I'm fairly certain the corporate guys at my old airport would intentionally set off RAs to PIT arrivals. Our departures climbed to 3000 while the PIT arrivals went over the departure path at 4. I swear the traffic call I'd make triggered a "let's see if we can set off that guy's TCAS." Saw it happen more than once. Had to do with the climb rate of the departure. I'd see the arrival start climbing while the departure still had well over 1000 ft of separation.
 
I'm fairly certain the corporate guys at my old airport would intentionally set off RAs to PIT arrivals. Our departures climbed to 3000 while the PIT arrivals went over the departure path at 4. I swear the traffic call I'd make triggered a "let's see if we can set off that guy's TCAS." Saw it happen more than once. Had to do with the climb rate of the departure.
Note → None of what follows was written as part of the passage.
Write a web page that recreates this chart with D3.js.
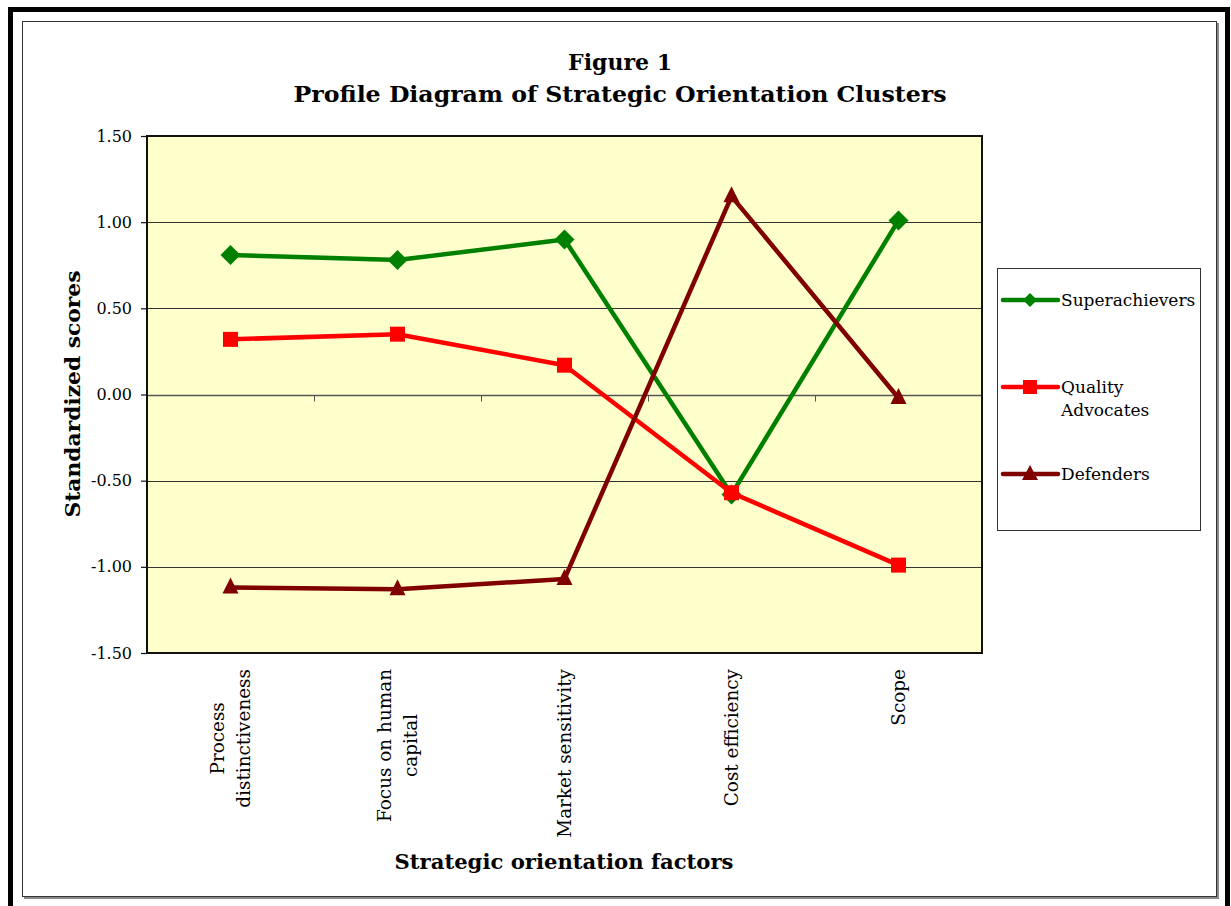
<!DOCTYPE html>
<html>
<head>
<meta charset="utf-8">
<script src="https://cdn.jsdelivr.net/npm/d3@7"></script>
<style>
  html, body { margin: 0; padding: 0; background: #fff; }
  svg { display: block; }
  text { font-family: "DejaVu Serif", "Liberation Serif", serif; fill: #000; }
</style>
</head>
<body>
<svg id="chart" width="1231" height="906"></svg>
<script>
// Cluster profiles on the five strategic orientation factors
const categories = [
  ["Process", "distinctiveness"],
  ["Focus on human", "capital"],
  ["Market sensitivity"],
  ["Cost efficiency"],
  ["Scope"]
];
const seriesNames = [["Superachievers"], ["Quality", "Advocates"], ["Defenders"]];
const superachievers = [0.81, 0.78, 0.90, -0.58, 1.01];
const qualityAdvocates = [0.32, 0.35, 0.17, -0.57, -0.99];
const defenders = [-1.12, -1.13, -1.07, 1.15, -0.02];
const yTicks = [1.5, 1.0, 0.5, 0.0, -0.5, -1.0, -1.5];

const series = [
  { name: seriesNames[0], values: superachievers, color: "#008000", marker: "diamond" },
  { name: seriesNames[1], values: qualityAdvocates, color: "#FF0000", marker: "square" },
  { name: seriesNames[2], values: defenders, color: "#800000", marker: "triangle" }
];

const svg = d3.select("#chart");

// Frames around the figure
svg.append("rect").attr("x", 10.5).attr("y", 9.5).attr("width", 1217).attr("height", 920)
  .attr("fill", "none").attr("stroke", "#000").attr("stroke-width", 5);
svg.append("rect").attr("x", 24).attr("y", 23).attr("width", 1195).attr("height", 876)
  .attr("fill", "#888");
svg.append("rect").attr("x", 22.5).attr("y", 21.5).attr("width", 1194).attr("height", 875)
  .attr("fill", "#fff").attr("stroke", "#333").attr("stroke-width", 1);

// Plot area
const plot = { left: 147, top: 136, right: 982, bottom: 653 };
const x = d3.scaleBand().domain(d3.range(categories.length)).range([plot.left, plot.right]);
const y = d3.scaleLinear().domain([-1.5, 1.5]).range([plot.bottom, plot.top]);

svg.append("rect").attr("x", plot.left).attr("y", plot.top)
  .attr("width", plot.right - plot.left).attr("height", plot.bottom - plot.top)
  .attr("fill", "#FFFFCC");

// Horizontal gridlines
svg.append("g").selectAll("line").data(yTicks.filter(t => t !== 1.5 && t !== -1.5 && t !== 0))
  .join("line")
  .attr("x1", plot.left).attr("x2", plot.right)
  .attr("y1", d => Math.round(y(d)) + 0.5).attr("y2", d => Math.round(y(d)) + 0.5)
  .attr("stroke", "#333").attr("stroke-width", 1);

// Category axis sits on the zero line
const zeroY = Math.round(y(0)) + 0.5;
svg.append("line").attr("x1", plot.left).attr("x2", plot.right)
  .attr("y1", zeroY).attr("y2", zeroY).attr("stroke", "#555").attr("stroke-width", 1.5);
svg.append("g").selectAll("line").data(d3.range(1, categories.length))
  .join("line")
  .attr("x1", d => Math.round(x(d)) + 0.5).attr("x2", d => Math.round(x(d)) + 0.5)
  .attr("y1", zeroY).attr("y2", zeroY + 6)
  .attr("stroke", "#555").attr("stroke-width", 1);

// Plot area border
svg.append("rect").attr("x", plot.left).attr("y", plot.top)
  .attr("width", plot.right - plot.left).attr("height", plot.bottom - plot.top)
  .attr("fill", "none").attr("stroke", "#111").attr("stroke-width", 2);

// Value axis (plain hyphen for negatives)
const fmt = d3.format(".2f");
const yAxis = d3.axisLeft(y).tickValues(yTicks)
  .tickFormat(d => fmt(d).replace("\u2212", "-"))
  .tickSize(6).tickPadding(9);
const yg = svg.append("g").attr("transform", `translate(${plot.left},0)`).call(yAxis);
yg.select(".domain").remove();
yg.selectAll(".tick line").attr("stroke", "#111").attr("stroke-width", 1.2);
yg.selectAll(".tick text").attr("font-size", 16).attr("font-family", "DejaVu Serif").attr("fill", "#000");

// Rotated category labels, top-aligned under the plot, lines centred on one another
const lineGap = 26;
categories.forEach((lines, i) => {
  const cx = x(i) + x.bandwidth() / 2;
  const g = svg.append("g").attr("transform", `translate(${cx},${plot.bottom + 16}) rotate(-90)`);
  const n = lines.length;
  const texts = lines.map((ln, j) => g.append("text")
    .attr("font-size", 18.4)
    .attr("y", -(n - 1) * lineGap / 2 + j * lineGap + 6)
    .attr("text-anchor", "middle")
    .text(ln));
  const maxLen = d3.max(texts, t => t.node().getComputedTextLength());
  texts.forEach(t => t.attr("x", -maxLen / 2));
});

// Series lines and markers
const line = d3.line().x((d, i) => x(i) + x.bandwidth() / 2).y(d => y(d));
function markerPath(type) {
  if (type === "diamond") return "M0,-10L10,0L0,10L-10,0Z";
  if (type === "square") return "M-7.5,-7.5H7.5V7.5H-7.5Z";
  return "M0,-10L8,6L-8,6Z";
}
series.forEach(s => {
  svg.append("path").datum(s.values).attr("d", line)
    .attr("fill", "none").attr("stroke", s.color).attr("stroke-width", 4.5)
    .attr("stroke-linejoin", "round");
  svg.append("g").selectAll("path").data(s.values).join("path")
    .attr("transform", (d, i) => `translate(${x(i) + x.bandwidth() / 2},${y(d)})`)
    .attr("d", markerPath(s.marker)).attr("fill", s.color);
});

// Legend
const legend = { x: 997, y: 268, w: 203, h: 262 };
svg.append("rect").attr("x", legend.x + 0.5).attr("y", legend.y + 0.5)
  .attr("width", legend.w).attr("height", legend.h)
  .attr("fill", "#fff").attr("stroke", "#333").attr("stroke-width", 1);
const legendRows = [300, 387, 474];
series.forEach((s, i) => {
  const ly = legendRows[i];
  svg.append("line").attr("x1", 1003).attr("x2", 1058).attr("y1", ly).attr("y2", ly)
    .attr("stroke", s.color).attr("stroke-width", 4.5).attr("stroke-linecap", "round");
  svg.append("path").attr("transform", `translate(1030,${ly})`)
    .attr("d", s.marker === "diamond" ? "M0,-7L7,0L0,7L-7,0Z"
      : s.marker === "square" ? "M-7,-7H7V7H-7Z" : "M0,-9L8,6L-8,6Z")
    .attr("fill", s.color);
  s.name.forEach((ln, j) => {
    svg.append("text").attr("x", 1061).attr("y", ly + 6 + j * 23)
      .attr("font-size", 17).text(ln);
  });
});

// Titles
svg.append("text").attr("x", 620).attr("y", 70).attr("text-anchor", "middle")
  .attr("font-size", 22).attr("font-weight", "bold").text("Figure 1");
svg.append("text").attr("x", 620).attr("y", 102).attr("text-anchor", "middle")
  .attr("font-size", 22).attr("font-weight", "bold")
  .attr("textLength", 653).attr("lengthAdjust", "spacingAndGlyphs")
  .text("Profile Diagram of Strategic Orientation Clusters");

svg.append("text").attr("transform", "translate(80,394) rotate(-90)")
  .attr("text-anchor", "middle").attr("font-size", 21).attr("font-weight", "bold")
  .attr("textLength", 247).attr("lengthAdjust", "spacingAndGlyphs")
  .text("Standardized scores");

svg.append("text").attr("x", 564).attr("y", 869).attr("text-anchor", "middle")
  .attr("font-size", 21).attr("font-weight", "bold")
  .attr("textLength", 339).attr("lengthAdjust", "spacingAndGlyphs")
  .text("Strategic orientation factors");
</script>
</body>
</html>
I'd see the arrival start climbing while the departure still had well over 1000 ft of separation.
It's one of the frustrating things I've seen over the years. We're supposed to slow our climb rate when leveling off, but most don't do it. My current company is basically a VNAV climb only company, unless there are extenuating circumstances. Heaven forbid you select V/S during a climb. You'd think the world is ending.
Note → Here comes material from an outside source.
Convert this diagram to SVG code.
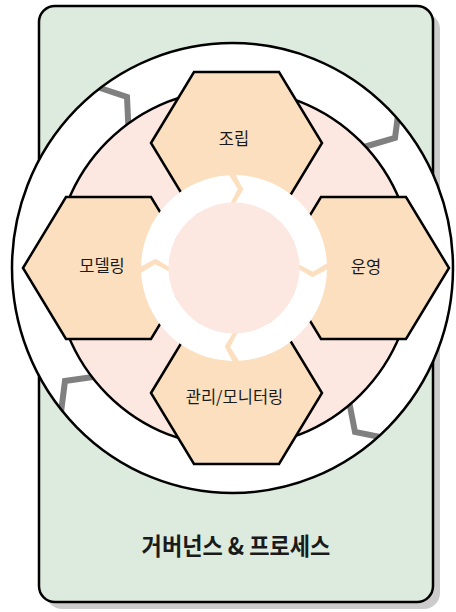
<svg xmlns="http://www.w3.org/2000/svg" width="456" height="612" viewBox="0 0 456 612">
  <style>
    .lbl { font-family: "Noto Sans CJK KR", "Noto Sans", sans-serif; font-size: 16.5px; fill: #1a1a1a; text-anchor: middle; }
    .title { font-family: "Noto Sans CJK KR", "Noto Sans", sans-serif; font-size: 24px; font-weight: bold; fill: #1a1a1a; text-anchor: middle; }
    .hex { fill: #fbdfbf; stroke: #000; stroke-width: 2.5; stroke-linejoin: miter; }
    .conn { fill: none; stroke: #808080; stroke-width: 6; stroke-linejoin: miter; }
    .ring { fill: #ffffff; stroke: none; }
  </style>
  <defs>
    <clipPath id="ellClip">
      <ellipse cx="232.5" cy="268" rx="220.5" ry="225"/>
    </clipPath>
    <polygon id="hexShape" points="-85.5,0 -42.5,-71 42.5,-71 85.5,0 42.5,71 -42.5,71"/>
  </defs>

  <g id="governance">
    <rect x="46" y="13" width="394" height="596" rx="16" ry="16" fill="#cccccc"/>
    <rect x="39" y="6" width="394" height="596" rx="16" ry="16" fill="#dcebdd" stroke="#000" stroke-width="2.5"/>
    <text class="title" transform="translate(236,555) scale(0.92,1)" x="0" y="0">거버넌스 &amp; 프로세스</text>
  </g>

  <g id="outer-circle">
    <ellipse cx="232.5" cy="268" rx="220.5" ry="225" fill="#ffffff"/>
  </g>

  <g id="connectors" clip-path="url(#ellClip)">
    <polyline class="conn" points="94,86 127,97 129,140"/>
    <polyline class="conn" points="400,100 395,138 357,149"/>
    <polyline class="conn" points="100,376 65,381 60,420"/>
    <polyline class="conn" points="348,396 355,432 395,440"/>
  </g>

  <g id="outer-circle-stroke">
    <ellipse cx="232.5" cy="268" rx="220.5" ry="225" fill="none" stroke="#000" stroke-width="2.5"/>
  </g>

  <g id="lifecycle">
    <circle cx="234" cy="268" r="179" fill="#fde8e1" stroke="#000" stroke-width="2.5"/>
  </g>

  <g id="hex-assembly">
    <use href="#hexShape" class="hex" transform="translate(236.5,143)"/>
    <text class="lbl" x="234" y="145">조립</text>
  </g>
  <g id="hex-modeling">
    <use href="#hexShape" class="hex" transform="translate(108.5,268)"/>
    <text class="lbl" x="102" y="272">모델링</text>
  </g>
  <g id="hex-operation">
    <use href="#hexShape" class="hex" transform="translate(363.5,268)"/>
    <text class="lbl" x="366" y="273">운영</text>
  </g>
  <g id="hex-management">
    <use href="#hexShape" class="hex" transform="translate(236.5,393)"/>
    <text class="lbl" x="234.5" y="403">관리/모니터링</text>
  </g>

  <g id="cycle-ring">
    <path class="ring" d="M235.62,175.01 A93,93 0 0 1 326.87,263.13 L312.91,271.86 L298.91,264.60 A65,65 0 0 0 235.13,203.01 L243.35,189.55 Z"/>
    <path class="ring" d="M326.99,269.62 A93,93 0 0 1 238.87,360.87 L230.14,346.91 L237.40,332.91 A65,65 0 0 0 298.99,269.13 L312.45,277.35 Z"/>
    <path class="ring" d="M232.38,360.99 A93,93 0 0 1 141.13,272.87 L155.09,264.14 L169.09,271.40 A65,65 0 0 0 232.87,332.99 L224.65,346.45 Z"/>
    <path class="ring" d="M141.01,266.38 A93,93 0 0 1 229.13,175.13 L237.86,189.09 L230.60,203.09 A65,65 0 0 0 169.01,266.87 L155.55,258.65 Z"/>
    <circle cx="234" cy="268" r="65.5" fill="#fde8e1"/>
  </g>
</svg>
I'm surprised we don't set off more RAs, especially when we're light. A light 747 can climb like a Lear 60. It's pretty impressive to see.
 
I'm surprised we don't set off more RAs, especially when we're light. A light 747 can climb like a Lear 60. It's pretty impressive to see.
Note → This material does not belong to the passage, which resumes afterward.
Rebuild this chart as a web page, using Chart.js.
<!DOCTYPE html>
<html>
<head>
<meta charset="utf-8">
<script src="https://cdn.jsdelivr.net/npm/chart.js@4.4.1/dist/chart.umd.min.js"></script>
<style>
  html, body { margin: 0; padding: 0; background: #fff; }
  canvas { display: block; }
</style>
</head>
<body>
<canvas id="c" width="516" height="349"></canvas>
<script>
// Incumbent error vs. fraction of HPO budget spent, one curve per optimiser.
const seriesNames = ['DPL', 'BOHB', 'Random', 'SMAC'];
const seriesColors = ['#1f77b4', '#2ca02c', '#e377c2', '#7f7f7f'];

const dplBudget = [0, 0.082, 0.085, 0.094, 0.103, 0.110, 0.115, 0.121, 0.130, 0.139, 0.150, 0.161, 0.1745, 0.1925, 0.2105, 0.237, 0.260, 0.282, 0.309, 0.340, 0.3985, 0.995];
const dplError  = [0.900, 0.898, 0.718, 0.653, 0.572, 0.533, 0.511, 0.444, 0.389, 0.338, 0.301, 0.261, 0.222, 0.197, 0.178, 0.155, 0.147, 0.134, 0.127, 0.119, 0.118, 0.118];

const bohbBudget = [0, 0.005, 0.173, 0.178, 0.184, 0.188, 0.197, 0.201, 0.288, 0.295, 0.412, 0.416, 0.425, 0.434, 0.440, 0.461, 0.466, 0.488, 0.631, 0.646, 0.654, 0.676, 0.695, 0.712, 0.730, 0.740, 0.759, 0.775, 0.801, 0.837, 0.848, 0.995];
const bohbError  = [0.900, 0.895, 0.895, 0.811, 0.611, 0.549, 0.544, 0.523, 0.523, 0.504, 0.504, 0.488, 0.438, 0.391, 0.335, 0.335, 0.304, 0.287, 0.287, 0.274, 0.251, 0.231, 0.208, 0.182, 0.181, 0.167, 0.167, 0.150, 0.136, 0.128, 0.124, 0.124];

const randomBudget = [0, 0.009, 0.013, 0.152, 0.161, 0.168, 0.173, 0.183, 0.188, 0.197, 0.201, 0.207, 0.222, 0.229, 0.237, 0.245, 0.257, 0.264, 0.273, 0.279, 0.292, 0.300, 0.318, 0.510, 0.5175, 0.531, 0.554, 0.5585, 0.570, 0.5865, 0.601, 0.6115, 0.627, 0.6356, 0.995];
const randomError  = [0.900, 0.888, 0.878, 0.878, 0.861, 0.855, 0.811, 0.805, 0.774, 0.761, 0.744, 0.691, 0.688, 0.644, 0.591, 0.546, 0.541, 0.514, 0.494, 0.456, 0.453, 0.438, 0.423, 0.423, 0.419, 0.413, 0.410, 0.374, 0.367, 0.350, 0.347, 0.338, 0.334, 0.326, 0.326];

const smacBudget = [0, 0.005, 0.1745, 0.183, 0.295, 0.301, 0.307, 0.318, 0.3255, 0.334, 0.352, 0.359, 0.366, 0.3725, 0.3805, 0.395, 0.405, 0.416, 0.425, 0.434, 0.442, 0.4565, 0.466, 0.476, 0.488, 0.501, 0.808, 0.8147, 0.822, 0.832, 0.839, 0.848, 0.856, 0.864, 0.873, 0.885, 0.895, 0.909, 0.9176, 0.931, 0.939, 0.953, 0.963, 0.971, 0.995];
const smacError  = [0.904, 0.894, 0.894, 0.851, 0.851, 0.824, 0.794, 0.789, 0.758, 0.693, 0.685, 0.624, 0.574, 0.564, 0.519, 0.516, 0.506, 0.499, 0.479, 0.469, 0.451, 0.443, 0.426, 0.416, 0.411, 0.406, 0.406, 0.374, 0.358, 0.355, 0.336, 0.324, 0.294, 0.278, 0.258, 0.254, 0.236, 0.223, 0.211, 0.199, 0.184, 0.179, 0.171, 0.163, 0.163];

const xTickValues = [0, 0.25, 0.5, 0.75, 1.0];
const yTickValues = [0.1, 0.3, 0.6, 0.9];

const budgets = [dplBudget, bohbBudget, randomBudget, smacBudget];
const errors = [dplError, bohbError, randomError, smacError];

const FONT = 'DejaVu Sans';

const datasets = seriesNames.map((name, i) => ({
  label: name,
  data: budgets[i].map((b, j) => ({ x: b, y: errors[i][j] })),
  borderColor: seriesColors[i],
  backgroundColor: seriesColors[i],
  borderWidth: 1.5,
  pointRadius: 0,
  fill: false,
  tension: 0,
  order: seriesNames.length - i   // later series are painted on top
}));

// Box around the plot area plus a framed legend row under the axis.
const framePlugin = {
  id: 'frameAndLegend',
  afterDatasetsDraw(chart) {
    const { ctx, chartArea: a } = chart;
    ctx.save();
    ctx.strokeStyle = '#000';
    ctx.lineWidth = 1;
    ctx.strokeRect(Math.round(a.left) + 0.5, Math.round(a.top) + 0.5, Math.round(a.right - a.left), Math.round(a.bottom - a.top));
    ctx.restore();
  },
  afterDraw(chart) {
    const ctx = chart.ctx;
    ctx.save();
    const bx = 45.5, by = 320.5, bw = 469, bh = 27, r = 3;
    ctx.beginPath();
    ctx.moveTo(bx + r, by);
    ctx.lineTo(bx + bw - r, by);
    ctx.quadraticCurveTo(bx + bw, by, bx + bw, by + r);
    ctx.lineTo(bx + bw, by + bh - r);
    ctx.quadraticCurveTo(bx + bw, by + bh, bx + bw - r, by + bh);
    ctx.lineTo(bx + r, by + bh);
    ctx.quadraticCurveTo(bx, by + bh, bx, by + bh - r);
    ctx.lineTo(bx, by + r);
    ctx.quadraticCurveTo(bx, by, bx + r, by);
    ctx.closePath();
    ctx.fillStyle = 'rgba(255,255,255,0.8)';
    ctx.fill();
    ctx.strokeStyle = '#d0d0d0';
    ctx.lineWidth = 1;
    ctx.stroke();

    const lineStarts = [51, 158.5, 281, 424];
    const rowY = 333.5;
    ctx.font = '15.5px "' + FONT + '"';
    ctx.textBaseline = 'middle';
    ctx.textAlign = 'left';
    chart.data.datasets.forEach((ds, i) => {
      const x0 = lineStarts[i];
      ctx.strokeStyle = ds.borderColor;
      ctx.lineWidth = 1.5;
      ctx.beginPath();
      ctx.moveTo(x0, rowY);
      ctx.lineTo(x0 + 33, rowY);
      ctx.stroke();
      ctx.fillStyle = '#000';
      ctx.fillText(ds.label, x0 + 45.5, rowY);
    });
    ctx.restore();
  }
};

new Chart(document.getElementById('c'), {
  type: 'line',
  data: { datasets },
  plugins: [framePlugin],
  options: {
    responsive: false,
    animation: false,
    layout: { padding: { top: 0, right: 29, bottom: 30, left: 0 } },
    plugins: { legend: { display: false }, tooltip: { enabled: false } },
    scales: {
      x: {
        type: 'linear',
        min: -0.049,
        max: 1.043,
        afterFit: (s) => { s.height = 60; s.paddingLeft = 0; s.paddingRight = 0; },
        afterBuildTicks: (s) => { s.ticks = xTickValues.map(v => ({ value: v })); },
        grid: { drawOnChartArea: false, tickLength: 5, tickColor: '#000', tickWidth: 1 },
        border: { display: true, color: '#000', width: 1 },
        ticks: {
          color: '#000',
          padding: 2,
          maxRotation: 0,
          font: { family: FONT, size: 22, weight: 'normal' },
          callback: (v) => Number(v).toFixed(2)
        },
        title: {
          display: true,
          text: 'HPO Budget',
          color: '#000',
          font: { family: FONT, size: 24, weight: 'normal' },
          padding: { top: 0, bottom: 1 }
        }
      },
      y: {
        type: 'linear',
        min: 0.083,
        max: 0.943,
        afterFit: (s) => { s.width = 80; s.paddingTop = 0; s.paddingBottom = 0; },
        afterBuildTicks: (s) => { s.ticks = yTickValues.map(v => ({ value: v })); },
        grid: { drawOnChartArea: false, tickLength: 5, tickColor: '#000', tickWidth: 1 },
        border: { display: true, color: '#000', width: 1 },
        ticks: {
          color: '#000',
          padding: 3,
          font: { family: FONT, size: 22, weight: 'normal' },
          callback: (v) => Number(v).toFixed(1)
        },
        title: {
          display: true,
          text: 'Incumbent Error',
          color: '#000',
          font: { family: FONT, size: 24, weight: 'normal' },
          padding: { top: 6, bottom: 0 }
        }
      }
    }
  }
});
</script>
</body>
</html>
I found that out the hard way. Told A to climb, told FedEx MD11 who was 2000’ below to climb to A’s vacated altitude. FedEx was level at A’s vacated altitude while A had only climbed 300’. A had all sorts of questions lol
 
I found that out the hard way. Told A to climb, told FedEx MD11 who was 2000’ below to climb to A’s vacated altitude. FedEx was level at A’s vacated altitude while A had only climbed 300’. A had all sorts of questions lol
That sounds like legal separation to me. I think the wording is "reported or observed vacating previously assigned altitude." Let me guess...you had to pull out the .65 to show that to some QA person or your FLM that you were legal?
 
It's one of the frustrating things I've seen over the years. We're supposed to slow our climb rate when leveling off, but most don't do it. My current company is basically a VNAV climb only company, unless there are extenuating circumstances. Heaven forbid you select V/S during a climb. You'd think the world is ending.

I'm surprised we don't set off more RAs, especially when we're light. A light 747 can climb like a Lear 60. It's pretty impressive to see.

I am 95% certain that in all of these instances the plane had no paying passengers aboard.

An empty E55P can climb off the ground like a bat out of hell too.
 
not asking you not to. I’m not aggravated with pilots following the RA, I’m aggravated with you getting one in the first place with legal separation

TCAS isn't programmed for FAA legal separation, it's programmed for a collision happening within X seconds. I don't know how many it's programmed for, but the internet seems to think 15-30 seconds depending on what mode it's in.

So if that guy 600' below you starts a momentary climb, your TCAS will plot out what the climb will produce in X seconds, and if a collision is estimated to happen, you'll get the RA.

They could even stay within 100' of their assigned altitude, if the momentary climb rate is high enough you can get an RA.
 
Speaking of RA's when you get one when the autopilot is on, does the autopilot respond to the alert or does the autopilot turn off and the pilot manually responds?
At Yellow Bus, when we get a RA* we have to disconnect the autopilot and hand fly.